What to produce: Below are some records. Count the lines with "this" in them and give nothing but the total.

Input rows:
+++

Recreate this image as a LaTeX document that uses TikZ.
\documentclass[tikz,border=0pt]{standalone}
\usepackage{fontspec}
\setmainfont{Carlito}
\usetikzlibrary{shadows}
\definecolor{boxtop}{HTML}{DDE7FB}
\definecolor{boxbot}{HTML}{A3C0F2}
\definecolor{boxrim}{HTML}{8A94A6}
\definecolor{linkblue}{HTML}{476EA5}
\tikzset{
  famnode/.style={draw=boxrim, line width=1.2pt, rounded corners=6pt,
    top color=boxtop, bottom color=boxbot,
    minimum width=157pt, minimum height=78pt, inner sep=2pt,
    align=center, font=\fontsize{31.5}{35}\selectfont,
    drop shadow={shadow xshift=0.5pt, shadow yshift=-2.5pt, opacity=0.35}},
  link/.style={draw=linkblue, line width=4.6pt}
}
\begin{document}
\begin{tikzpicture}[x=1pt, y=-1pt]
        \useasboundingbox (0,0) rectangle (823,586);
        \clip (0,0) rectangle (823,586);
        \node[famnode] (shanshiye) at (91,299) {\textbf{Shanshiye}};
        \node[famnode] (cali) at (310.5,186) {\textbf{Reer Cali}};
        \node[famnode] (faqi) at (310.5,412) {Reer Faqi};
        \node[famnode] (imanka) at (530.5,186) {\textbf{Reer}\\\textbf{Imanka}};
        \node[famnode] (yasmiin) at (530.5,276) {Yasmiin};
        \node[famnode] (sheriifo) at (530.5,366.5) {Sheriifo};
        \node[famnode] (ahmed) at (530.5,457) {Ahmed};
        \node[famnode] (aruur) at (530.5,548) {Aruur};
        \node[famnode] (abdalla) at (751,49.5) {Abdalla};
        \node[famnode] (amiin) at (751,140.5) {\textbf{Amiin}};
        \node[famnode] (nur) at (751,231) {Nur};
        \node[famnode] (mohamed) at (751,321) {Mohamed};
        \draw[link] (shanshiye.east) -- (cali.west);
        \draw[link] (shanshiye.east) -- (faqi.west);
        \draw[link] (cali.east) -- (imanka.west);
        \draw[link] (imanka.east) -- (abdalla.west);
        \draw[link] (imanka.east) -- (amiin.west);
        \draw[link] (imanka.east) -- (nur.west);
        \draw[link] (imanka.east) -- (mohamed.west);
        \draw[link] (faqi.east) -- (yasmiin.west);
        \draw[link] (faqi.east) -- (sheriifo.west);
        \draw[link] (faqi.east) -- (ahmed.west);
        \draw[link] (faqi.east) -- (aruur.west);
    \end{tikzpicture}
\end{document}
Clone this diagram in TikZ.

+++

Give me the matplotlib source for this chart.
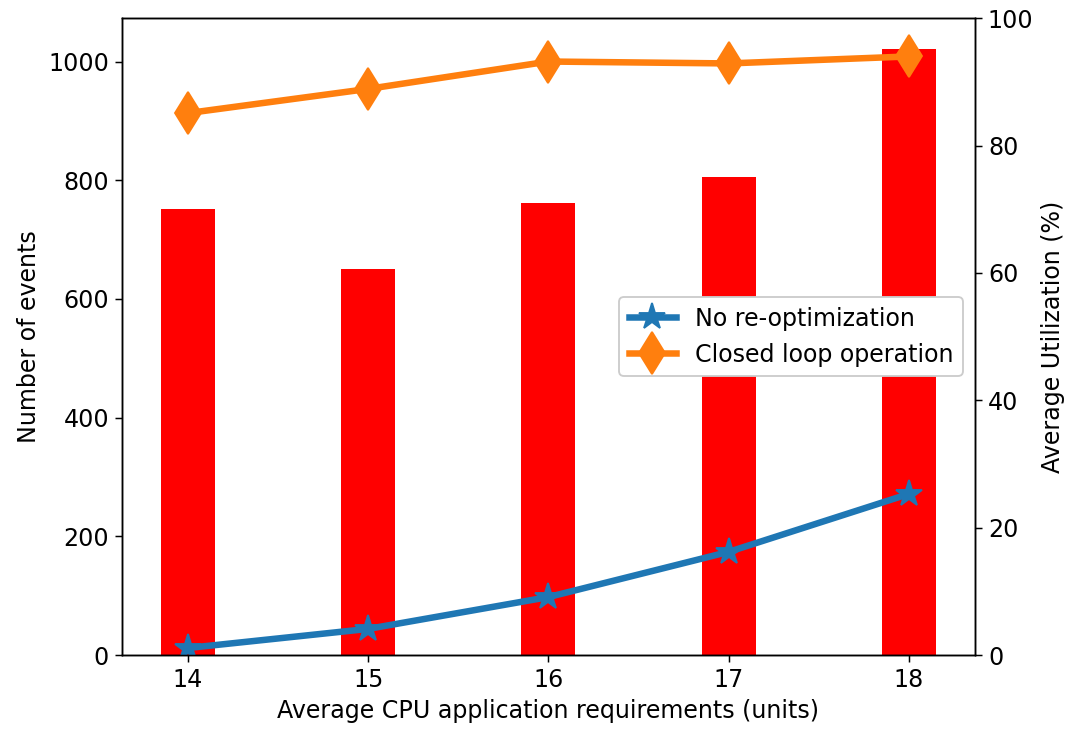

+++

Reply to the exercise: 3